In 1929, the Academy of Natural Sciences of Philadelphia, which was the repository of much of this unique collection, was intent on modernizing its zoological exhibits and coveted the space devoted to the Science of Man (See Science, Aug. 2, 1929). To save his collection from utter destruction, Mr. Moore was obliged to consent to its sale by the Academy to the Museum of the American Indian in New York. The only part of this great collection which remains in Philadelphia is, I believe, a small lot from an early Florida expedition of 1892, given to the Wagner Institute, where it remains, with the exception of one piece which Mr. Moore brought back to add to his main collection.

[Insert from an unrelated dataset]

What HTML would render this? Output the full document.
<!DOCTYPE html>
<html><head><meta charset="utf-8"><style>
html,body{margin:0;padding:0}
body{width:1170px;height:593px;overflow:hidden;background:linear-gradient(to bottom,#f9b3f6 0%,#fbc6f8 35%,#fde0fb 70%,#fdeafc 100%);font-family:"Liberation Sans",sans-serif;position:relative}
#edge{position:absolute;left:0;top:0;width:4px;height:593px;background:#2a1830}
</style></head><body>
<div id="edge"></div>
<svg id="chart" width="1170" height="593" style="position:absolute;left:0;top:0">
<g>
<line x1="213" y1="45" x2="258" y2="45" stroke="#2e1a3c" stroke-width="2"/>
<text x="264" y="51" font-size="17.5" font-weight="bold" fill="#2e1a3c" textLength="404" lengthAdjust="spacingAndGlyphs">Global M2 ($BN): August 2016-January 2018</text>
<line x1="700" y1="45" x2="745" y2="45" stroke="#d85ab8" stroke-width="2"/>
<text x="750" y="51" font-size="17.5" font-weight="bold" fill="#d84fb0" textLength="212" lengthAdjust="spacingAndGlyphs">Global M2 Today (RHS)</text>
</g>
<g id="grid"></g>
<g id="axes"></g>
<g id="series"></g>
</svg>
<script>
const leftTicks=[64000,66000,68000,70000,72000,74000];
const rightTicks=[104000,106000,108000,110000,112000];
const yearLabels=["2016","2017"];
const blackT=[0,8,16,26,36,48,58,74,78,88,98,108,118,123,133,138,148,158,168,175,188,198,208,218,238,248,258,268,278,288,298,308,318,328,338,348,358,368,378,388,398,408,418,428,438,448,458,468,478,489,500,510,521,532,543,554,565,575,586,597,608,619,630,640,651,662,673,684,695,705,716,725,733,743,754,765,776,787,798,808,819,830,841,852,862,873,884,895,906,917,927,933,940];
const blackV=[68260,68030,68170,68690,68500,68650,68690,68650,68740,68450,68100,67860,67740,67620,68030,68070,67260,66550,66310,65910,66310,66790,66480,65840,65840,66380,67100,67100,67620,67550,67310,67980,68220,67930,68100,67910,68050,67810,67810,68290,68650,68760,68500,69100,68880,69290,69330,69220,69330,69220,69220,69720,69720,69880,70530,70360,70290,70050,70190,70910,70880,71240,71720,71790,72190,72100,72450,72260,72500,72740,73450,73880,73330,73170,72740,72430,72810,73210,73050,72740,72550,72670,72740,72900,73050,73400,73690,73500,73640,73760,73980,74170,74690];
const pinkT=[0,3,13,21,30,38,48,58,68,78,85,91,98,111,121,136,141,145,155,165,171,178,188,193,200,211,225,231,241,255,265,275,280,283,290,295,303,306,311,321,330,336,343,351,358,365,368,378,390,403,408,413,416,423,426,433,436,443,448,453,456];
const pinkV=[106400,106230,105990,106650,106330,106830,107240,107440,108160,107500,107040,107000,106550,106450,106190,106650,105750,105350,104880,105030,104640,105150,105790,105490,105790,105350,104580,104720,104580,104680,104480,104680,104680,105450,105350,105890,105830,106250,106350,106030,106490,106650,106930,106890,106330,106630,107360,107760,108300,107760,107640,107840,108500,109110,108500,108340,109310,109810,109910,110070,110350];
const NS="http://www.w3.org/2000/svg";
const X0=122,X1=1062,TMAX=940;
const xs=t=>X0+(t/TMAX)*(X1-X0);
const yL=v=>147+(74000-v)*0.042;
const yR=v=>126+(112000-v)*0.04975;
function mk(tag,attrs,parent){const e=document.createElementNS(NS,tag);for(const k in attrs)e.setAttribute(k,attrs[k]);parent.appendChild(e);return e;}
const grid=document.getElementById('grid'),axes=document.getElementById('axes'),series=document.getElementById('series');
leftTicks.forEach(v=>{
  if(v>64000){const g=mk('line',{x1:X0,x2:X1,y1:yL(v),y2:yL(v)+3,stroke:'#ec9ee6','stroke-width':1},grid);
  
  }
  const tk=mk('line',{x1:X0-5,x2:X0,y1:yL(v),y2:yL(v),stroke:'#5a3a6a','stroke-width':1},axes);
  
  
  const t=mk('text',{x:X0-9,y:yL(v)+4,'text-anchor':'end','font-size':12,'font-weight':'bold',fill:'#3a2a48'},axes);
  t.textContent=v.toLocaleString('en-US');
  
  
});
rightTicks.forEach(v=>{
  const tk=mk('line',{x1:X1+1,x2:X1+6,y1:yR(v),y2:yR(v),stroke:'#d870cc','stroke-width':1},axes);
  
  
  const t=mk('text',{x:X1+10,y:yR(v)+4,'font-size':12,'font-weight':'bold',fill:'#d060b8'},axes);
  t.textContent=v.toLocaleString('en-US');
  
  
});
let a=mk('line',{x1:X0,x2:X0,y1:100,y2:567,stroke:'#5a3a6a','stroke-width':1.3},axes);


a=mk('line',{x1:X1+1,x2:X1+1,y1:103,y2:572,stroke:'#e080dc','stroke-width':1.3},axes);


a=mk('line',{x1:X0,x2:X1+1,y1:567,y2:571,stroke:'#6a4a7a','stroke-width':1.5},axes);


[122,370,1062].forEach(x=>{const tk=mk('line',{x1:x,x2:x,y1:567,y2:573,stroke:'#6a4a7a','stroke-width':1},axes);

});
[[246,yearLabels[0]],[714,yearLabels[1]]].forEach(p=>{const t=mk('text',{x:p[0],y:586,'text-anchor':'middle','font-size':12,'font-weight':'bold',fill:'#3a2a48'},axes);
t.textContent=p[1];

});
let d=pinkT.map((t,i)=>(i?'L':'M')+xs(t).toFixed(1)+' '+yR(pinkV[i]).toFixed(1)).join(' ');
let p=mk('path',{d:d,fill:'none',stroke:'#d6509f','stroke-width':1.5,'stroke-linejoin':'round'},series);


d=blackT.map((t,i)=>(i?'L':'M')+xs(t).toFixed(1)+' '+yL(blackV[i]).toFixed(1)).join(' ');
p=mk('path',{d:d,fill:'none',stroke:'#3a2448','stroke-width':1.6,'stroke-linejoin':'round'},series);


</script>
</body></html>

In his field-work and research, Mr. Moore sought and demanded accuracy. For his later reports, he was fortunate in having the beautiful and perfect drawings of Mary Louise Baker. Although Clarence B. Moore was in correspondence with many Americanists of his time, he was personally known to few. His superb reports were generously distributed to all in the field as well as to institutions, and he expected only a simple acknowledgment. None came from the Government ethnologist, Dr. W.J. McGee. When this was repeated, Mr. Moore sent him a self-addressed post-card with instructions: "If received, write `yes'; if not received, write `no'; if not wanted, write `nit'." That report was acknowledged. Generous by nature, he would go out of his way to help where he saw the need, but he preferred to make his gifts in his own fashion.

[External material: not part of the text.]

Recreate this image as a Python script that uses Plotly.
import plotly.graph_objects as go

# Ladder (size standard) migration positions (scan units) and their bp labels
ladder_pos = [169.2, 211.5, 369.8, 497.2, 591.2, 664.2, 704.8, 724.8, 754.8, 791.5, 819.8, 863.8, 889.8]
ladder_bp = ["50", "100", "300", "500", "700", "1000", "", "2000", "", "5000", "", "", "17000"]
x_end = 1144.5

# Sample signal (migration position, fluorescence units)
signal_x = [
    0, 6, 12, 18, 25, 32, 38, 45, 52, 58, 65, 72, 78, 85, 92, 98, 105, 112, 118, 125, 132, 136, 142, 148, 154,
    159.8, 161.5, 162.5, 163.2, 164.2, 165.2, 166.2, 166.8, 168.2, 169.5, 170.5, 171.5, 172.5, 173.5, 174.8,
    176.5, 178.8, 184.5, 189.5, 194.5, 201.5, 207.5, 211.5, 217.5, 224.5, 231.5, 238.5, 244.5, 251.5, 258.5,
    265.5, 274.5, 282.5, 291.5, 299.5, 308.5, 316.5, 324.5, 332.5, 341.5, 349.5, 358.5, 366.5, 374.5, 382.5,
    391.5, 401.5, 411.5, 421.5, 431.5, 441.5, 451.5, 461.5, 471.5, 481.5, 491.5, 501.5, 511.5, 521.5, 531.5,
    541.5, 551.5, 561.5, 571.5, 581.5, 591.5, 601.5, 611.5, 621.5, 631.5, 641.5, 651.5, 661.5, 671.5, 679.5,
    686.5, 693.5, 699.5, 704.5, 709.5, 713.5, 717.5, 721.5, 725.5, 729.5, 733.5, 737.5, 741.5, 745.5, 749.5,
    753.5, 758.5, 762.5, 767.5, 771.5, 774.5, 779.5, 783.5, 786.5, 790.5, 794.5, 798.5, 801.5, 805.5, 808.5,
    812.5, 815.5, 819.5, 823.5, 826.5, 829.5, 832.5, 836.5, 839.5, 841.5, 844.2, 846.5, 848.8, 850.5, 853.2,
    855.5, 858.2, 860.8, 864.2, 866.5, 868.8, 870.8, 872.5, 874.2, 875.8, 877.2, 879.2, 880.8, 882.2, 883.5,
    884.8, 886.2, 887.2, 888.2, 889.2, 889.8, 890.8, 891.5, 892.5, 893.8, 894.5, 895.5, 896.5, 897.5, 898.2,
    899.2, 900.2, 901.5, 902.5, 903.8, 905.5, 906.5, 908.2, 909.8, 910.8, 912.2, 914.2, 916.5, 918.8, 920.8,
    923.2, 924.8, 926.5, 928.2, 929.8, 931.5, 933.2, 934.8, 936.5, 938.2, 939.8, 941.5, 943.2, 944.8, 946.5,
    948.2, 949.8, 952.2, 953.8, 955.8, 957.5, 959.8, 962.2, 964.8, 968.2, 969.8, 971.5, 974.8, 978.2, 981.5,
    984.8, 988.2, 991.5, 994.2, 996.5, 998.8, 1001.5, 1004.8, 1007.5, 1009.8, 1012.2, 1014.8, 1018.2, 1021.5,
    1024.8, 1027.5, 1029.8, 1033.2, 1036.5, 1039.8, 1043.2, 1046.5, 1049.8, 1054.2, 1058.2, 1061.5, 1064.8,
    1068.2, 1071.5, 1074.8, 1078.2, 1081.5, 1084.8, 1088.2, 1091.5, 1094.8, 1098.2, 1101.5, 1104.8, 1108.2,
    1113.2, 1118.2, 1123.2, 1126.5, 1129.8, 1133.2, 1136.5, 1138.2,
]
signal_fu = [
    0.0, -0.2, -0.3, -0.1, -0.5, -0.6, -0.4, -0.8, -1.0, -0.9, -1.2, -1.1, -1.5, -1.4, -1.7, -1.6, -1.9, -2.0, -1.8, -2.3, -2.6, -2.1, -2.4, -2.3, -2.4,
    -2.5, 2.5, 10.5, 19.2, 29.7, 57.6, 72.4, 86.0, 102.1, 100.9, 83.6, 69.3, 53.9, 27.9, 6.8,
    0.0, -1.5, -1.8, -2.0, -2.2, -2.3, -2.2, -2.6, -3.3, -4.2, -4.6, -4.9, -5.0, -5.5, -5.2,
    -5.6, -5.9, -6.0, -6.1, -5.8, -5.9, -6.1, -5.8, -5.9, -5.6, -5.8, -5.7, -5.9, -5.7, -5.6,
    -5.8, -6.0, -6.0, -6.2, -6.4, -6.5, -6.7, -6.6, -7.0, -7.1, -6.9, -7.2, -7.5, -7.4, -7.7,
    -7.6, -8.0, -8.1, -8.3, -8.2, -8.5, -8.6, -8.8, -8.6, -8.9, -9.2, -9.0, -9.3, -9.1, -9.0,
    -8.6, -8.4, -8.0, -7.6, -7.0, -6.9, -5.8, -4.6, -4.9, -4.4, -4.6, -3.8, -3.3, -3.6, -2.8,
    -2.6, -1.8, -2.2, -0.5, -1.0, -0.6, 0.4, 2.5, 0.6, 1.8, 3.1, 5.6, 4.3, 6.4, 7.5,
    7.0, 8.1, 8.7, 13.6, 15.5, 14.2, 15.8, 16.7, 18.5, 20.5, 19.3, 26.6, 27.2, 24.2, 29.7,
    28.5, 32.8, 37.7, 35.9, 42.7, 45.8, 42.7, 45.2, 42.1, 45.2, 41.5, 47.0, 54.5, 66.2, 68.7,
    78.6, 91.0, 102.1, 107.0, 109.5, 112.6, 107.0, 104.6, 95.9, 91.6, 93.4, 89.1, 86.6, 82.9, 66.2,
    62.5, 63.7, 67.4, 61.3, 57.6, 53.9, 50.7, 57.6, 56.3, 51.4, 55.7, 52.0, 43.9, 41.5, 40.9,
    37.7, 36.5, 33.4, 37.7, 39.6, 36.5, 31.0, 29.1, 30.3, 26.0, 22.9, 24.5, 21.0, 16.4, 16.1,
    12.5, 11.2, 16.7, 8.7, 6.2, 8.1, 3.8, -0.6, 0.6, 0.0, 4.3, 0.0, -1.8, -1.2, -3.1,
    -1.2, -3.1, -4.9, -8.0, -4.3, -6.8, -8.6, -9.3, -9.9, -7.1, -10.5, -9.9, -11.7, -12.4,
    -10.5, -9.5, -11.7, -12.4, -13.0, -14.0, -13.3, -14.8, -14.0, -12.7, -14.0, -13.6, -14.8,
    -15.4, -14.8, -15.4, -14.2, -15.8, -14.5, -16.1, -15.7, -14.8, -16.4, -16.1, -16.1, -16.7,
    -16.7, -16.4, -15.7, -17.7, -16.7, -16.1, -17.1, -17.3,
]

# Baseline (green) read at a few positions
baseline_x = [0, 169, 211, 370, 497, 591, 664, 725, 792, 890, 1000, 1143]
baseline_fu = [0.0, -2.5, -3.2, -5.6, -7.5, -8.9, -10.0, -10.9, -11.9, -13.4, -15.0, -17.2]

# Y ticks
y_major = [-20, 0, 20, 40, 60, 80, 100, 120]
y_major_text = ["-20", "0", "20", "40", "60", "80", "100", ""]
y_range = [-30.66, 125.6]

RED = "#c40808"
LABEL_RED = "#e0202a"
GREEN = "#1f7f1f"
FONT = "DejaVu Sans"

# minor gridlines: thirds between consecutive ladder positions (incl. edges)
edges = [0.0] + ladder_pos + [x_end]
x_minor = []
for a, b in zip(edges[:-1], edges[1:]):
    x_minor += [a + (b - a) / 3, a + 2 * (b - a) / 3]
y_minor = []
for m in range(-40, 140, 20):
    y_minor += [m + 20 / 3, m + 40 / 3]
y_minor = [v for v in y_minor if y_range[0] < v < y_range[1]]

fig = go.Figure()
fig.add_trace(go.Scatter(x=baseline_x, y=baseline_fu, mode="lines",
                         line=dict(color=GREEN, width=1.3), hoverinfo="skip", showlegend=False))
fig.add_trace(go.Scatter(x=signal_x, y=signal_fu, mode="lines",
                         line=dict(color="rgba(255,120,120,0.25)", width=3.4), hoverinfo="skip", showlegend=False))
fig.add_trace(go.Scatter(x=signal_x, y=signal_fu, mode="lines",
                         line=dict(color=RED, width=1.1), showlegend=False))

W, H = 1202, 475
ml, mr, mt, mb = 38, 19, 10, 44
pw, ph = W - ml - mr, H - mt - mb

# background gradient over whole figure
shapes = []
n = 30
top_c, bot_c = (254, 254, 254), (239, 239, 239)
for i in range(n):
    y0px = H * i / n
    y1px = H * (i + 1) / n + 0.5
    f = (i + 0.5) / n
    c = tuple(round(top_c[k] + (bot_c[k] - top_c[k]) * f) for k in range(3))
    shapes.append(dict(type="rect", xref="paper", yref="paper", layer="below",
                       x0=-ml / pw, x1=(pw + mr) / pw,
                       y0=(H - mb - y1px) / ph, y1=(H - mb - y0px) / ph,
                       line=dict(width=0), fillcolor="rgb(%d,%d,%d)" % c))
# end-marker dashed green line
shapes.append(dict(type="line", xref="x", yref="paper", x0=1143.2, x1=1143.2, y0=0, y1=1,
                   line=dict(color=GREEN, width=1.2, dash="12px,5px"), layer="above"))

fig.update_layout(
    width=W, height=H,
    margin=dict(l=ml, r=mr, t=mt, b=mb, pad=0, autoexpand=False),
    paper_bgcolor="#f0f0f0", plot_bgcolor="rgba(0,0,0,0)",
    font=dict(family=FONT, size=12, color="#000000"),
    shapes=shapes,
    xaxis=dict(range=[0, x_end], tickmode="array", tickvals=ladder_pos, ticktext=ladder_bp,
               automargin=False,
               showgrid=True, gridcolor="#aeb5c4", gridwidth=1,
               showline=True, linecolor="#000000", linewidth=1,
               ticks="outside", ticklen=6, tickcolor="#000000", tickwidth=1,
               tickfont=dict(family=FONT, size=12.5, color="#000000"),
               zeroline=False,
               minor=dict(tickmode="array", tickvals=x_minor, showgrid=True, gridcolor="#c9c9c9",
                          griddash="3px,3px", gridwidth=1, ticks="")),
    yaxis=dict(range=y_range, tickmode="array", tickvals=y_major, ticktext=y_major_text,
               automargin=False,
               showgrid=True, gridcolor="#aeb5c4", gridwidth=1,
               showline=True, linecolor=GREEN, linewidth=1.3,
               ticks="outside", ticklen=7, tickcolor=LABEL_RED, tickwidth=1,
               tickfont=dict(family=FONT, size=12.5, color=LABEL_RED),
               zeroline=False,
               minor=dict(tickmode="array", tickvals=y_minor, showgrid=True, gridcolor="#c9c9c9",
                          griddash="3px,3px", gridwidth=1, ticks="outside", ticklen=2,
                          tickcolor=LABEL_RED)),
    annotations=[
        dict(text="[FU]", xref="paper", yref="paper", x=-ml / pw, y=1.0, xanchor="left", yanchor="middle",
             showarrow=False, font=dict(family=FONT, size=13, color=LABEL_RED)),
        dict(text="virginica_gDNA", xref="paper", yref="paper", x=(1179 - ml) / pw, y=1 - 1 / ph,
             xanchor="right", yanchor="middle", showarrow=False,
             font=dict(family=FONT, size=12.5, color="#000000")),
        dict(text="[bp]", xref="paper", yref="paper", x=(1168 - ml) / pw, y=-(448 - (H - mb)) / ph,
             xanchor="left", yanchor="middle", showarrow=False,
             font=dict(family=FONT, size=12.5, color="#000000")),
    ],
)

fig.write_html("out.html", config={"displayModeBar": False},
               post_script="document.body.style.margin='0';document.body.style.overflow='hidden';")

Generally, Mr. Moore shunned the ladies, but he held warm friendships with a few. Miss Baker once asked him if he had seen Mrs. --- lately, referring to the widowed sister of a close friend, recently deceased. His reply was a shocked: "Why, I never call on the ladies! They might ask me to call again!" But once a year, he hired a carriage and pair, with special driver, in which he took an old lady on a drive through Fairmount Park. And also once a year, at Christmas time, it was his habit to give a formal dinner--not stag--at his home at 1321 Locust Street in Philadelphia. He died on March 24, 1936.

Guide Information

The field notes of Clarence B. Moore's southeastern archaeological investigations are in 45 notebooks spanning the years 1892-1918. Moore seems to have developed a system where he recorded his on-site information in a small notebook, and later transferred the data in a more polished form to larger notebooks which he then used as the text for his publications.

The smaller notebooks often contain details which were eliminated from the larger texts. They have site lists appended, which have been included in this guide. The large format notebooks include both site lists and alphabetical indices. Sites from the large notebooks are not listed in this guide because they are readily available in Moore's publications. A daily journal was kept in the large format notebooks, and journal entry dates and pagination are noted in this guide.

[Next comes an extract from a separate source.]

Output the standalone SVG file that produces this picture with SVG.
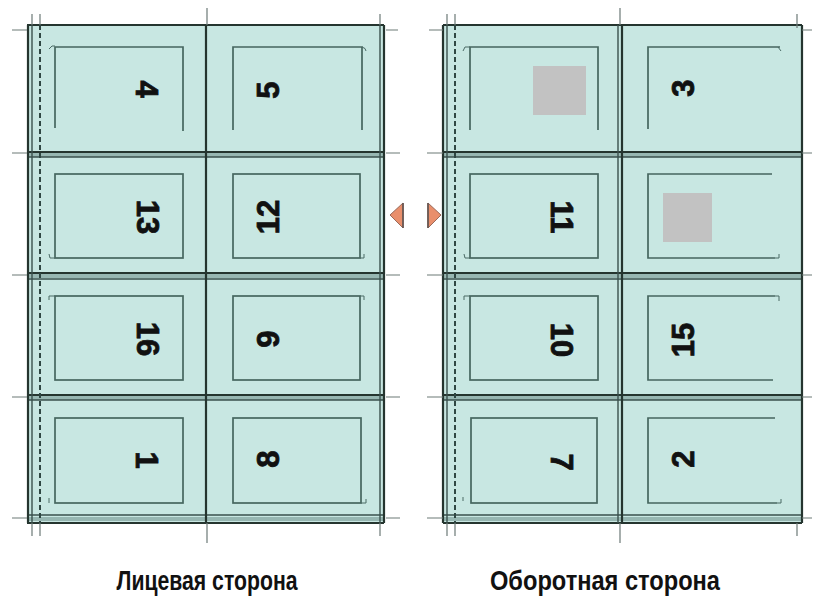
<svg xmlns="http://www.w3.org/2000/svg" width="816" height="610" viewBox="0 0 816 610">
<style>
.sheet{fill:#c8e7e2}
.edge{stroke:#25352f;stroke-width:2.2;fill:none}
.thin{stroke:#3a514d;stroke-width:1.4;fill:none}
.band{stroke:#6f8f8a;stroke-width:4;fill:none;opacity:.55}
.dash{stroke:#2f4743;stroke-width:2;stroke-dasharray:5 3;fill:none}
.crop{stroke:#6d7a77;stroke-width:1.2;fill:none}
.pg{stroke:#46665f;stroke-width:1.7;fill:none}
.tick{stroke:#4a6a65;stroke-width:1;fill:none}
.num{font-family:"Liberation Sans",Arial,sans-serif;font-weight:bold;font-size:31px;fill:#111;stroke:#111;stroke-width:0.8;text-anchor:middle}
.lbl{font-family:"Liberation Sans",Arial,sans-serif;font-weight:bold;font-size:28px;fill:#111;text-anchor:middle}
.gray{fill:#c2c2c2}
.tri{fill:#e98f6c;stroke:#9a6a5a;stroke-width:1}
.triedge{stroke:#6b5a55;stroke-width:1.8}
</style>
<rect width="816" height="610" fill="#ffffff"/>

<g id="sheet-front">
  <rect class="sheet" x="27" y="25" width="357" height="498"/>
  <line class="band" x1="27" y1="155" x2="384" y2="155"/>
  <line class="band" x1="27" y1="276" x2="384" y2="276"/>
  <line class="band" x1="27" y1="398" x2="384" y2="398"/>
  <line class="band" x1="27" y1="519" x2="384" y2="519"/>
  <line class="edge" x1="27" y1="25" x2="384" y2="25"/>
  <line class="edge" x1="27" y1="523" x2="384" y2="523"/>
  <line class="thin" x1="27" y1="515" x2="384" y2="515"/>
  <line class="edge" x1="27" y1="152" x2="384" y2="152"/>
  <line class="thin" x1="27" y1="157" x2="384" y2="157"/>
  <line class="edge" x1="27" y1="273" x2="384" y2="273"/>
  <line class="thin" x1="27" y1="279" x2="384" y2="279"/>
  <line class="edge" x1="27" y1="395" x2="384" y2="395"/>
  <line class="thin" x1="27" y1="400" x2="384" y2="400"/>
  <line class="edge" x1="28" y1="25" x2="28" y2="523"/>
  <line class="thin" x1="32" y1="25" x2="32" y2="523"/>
  <line class="dash" x1="40" y1="25" x2="40" y2="523"/>
  <line class="edge" x1="206" y1="25" x2="206" y2="523"/>
  <line class="thin" x1="380" y1="25" x2="380" y2="523"/>
  <line class="edge" x1="384" y1="25" x2="384" y2="523"/>
  <g class="crop">
    <path d="M12 30H27M12 153H27M12 275H27M12 397H27M12 518H27"/>
    <path d="M386 30H398M386 153H400M386 275H400M386 397H400M386 518H400"/>
    <path d="M32 14V25M40 14V25M207 8V25M380 14V25"/>
    <path d="M32 523V536M40 523V536M207 523V543M380 523V536"/>
  </g>
</g>

<g id="sheet-back">
  <rect class="sheet" x="443" y="25" width="359" height="498"/>
  <line class="band" x1="443" y1="155" x2="802" y2="155"/>
  <line class="band" x1="443" y1="276" x2="802" y2="276"/>
  <line class="band" x1="443" y1="398" x2="802" y2="398"/>
  <line class="band" x1="443" y1="519" x2="802" y2="519"/>
  <line class="edge" x1="443" y1="25" x2="802" y2="25"/>
  <line class="edge" x1="443" y1="523" x2="802" y2="523"/>
  <line class="thin" x1="443" y1="515" x2="802" y2="515"/>
  <line class="edge" x1="443" y1="152" x2="802" y2="152"/>
  <line class="thin" x1="443" y1="157" x2="802" y2="157"/>
  <line class="edge" x1="443" y1="273" x2="802" y2="273"/>
  <line class="thin" x1="443" y1="279" x2="802" y2="279"/>
  <line class="edge" x1="443" y1="395" x2="802" y2="395"/>
  <line class="thin" x1="443" y1="400" x2="802" y2="400"/>
  <line class="edge" x1="443" y1="25" x2="443" y2="523"/>
  <line class="thin" x1="447" y1="25" x2="447" y2="523"/>
  <line class="dash" x1="455" y1="25" x2="455" y2="523"/>
  <line class="thin" x1="618" y1="25" x2="618" y2="523"/>
  <line class="edge" x1="622" y1="25" x2="622" y2="523"/>
  <line class="edge" x1="802" y1="25" x2="802" y2="523"/>
  <g class="crop">
    <path d="M429 30H443M427 153H443M427 275H443M427 397H443M427 518H443"/>
    <path d="M802 30H812M802 153H812M802 275H812M802 397H812M802 518H812"/>
    <path d="M447 14V25M455 14V25M620 8V25M797 14V28"/>
    <path d="M447 523V536M455 523V536M620 523V543M797 523V536"/>
  </g>
</g>

<g id="triangles">
  <polygon class="tri" points="390,215 403,203 403,228"/>
  <line class="triedge" x1="403" y1="203" x2="403" y2="228"/>
  <polygon class="tri" points="441,215 428,203 428,228"/>
  <line class="triedge" x1="428" y1="203" x2="428" y2="228"/>
</g>

<!-- Front side pages -->
<g id="page-4">
  <path class="pg" d="M55 128V47H183V131"/>
  <path class="tick" d="M49 49L52 46H55"/>
  <text class="num" transform="translate(147,89) rotate(90)" dy="11">4</text>
</g>
<g id="page-5">
  <path class="pg" d="M233 130V47H362V130"/>
  <path class="tick" d="M362 47Q366 48 366 51"/>
  <text class="num" transform="translate(268,90) rotate(-90)" dy="11">5</text>
</g>
<g id="page-13">
  <rect class="pg" x="55" y="174" width="128" height="84"/>
  <path class="tick" d="M49 254L50 258H55"/>
  <text class="num" transform="translate(148,217) rotate(90)" dy="11">13</text>
</g>
<g id="page-12">
  <rect class="pg" x="233" y="174" width="127" height="84"/>
  <path class="tick" d="M360 258H364V254"/>
  <text class="num" transform="translate(268,217) rotate(-90)" dy="11">12</text>
</g>
<g id="page-16">
  <rect class="pg" x="55" y="296" width="128" height="84"/>
  <path class="tick" d="M49 300V296H55"/>
  <text class="num" transform="translate(148,339) rotate(90)" dy="11">16</text>
</g>
<g id="page-9">
  <rect class="pg" x="233" y="296" width="127" height="84"/>
  <path class="tick" d="M360 296H364V300"/>
  <text class="num" transform="translate(268,339) rotate(-90)" dy="11">9</text>
</g>
<g id="page-1">
  <rect class="pg" x="55" y="418" width="128" height="85"/>
  <path class="tick" d="M49 498V503"/>
  <text class="num" transform="translate(147,460) rotate(90)" dy="11">1</text>
</g>
<g id="page-8">
  <rect class="pg" x="233" y="418" width="128" height="85"/>
  <path class="tick" d="M361 503H366V499"/>
  <text class="num" transform="translate(268,459) rotate(-90)" dy="11">8</text>
</g>

<!-- Back side pages -->
<g id="page-blank-1">
  <path class="pg" d="M470 130V47H598V130"/>
  <path class="tick" d="M463 51L465 47H470"/>
  <rect class="gray" x="533" y="66" width="53" height="49"/>
</g>
<g id="page-3">
  <path class="pg" d="M648 129V47H780"/>
  <path class="tick" d="M778 47L781 51"/>
  <text class="num" transform="translate(683,88) rotate(-90)" dy="11">3</text>
</g>
<g id="page-11">
  <rect class="pg" x="470" y="174" width="128" height="84"/>
  <path class="tick" d="M464 254L465 258H470"/>
  <text class="num" transform="translate(562,217) rotate(90)" dy="11">11</text>
</g>
<g id="page-blank-2">
  <path class="pg" d="M772 174H648V258H775"/>
  <path class="tick" d="M775 258H779V254"/>
  <rect class="gray" x="663" y="193" width="49" height="49"/>
</g>
<g id="page-10">
  <rect class="pg" x="470" y="296" width="128" height="84"/>
  <path class="tick" d="M464 300V296H470"/>
  <text class="num" transform="translate(562,340) rotate(90)" dy="11">10</text>
</g>
<g id="page-15">
  <path class="pg" d="M775 296H648V380H773"/>
  <path class="tick" d="M775 296H779V301"/>
  <text class="num" transform="translate(683,340) rotate(-90)" dy="11">15</text>
</g>
<g id="page-7">
  <rect class="pg" x="471" y="418" width="126" height="85"/>
  <path class="tick" d="M463 497V501"/>
  <text class="num" transform="translate(562,462) rotate(90)" dy="11">7</text>
</g>
<g id="page-2">
  <path class="pg" d="M775 418H648V503H777"/>
  <path class="tick" d="M777 503H781V499"/>
  <text class="num" transform="translate(683,459) rotate(-90)" dy="11">2</text>
</g>

<g id="labels">
  <text class="lbl" x="207" y="590" textLength="181" lengthAdjust="spacingAndGlyphs">Лицевая сторона</text>
  <text class="lbl" x="605" y="590" textLength="230" lengthAdjust="spacingAndGlyphs">Оборотная сторона</text>
</g>
</svg>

If using the microfilm, the frames are not numbered, individual notebooks are. Page numbers have been included in this guide where appropriate to assist researchers in locating desired information. Total page numbers given for each notebook reflect the number of pages in the notebook rather than the number of pages actually used. Each roll contains a general index to the field notebooks by date, state, and country. Consult this index to determine which notebooks are relevant.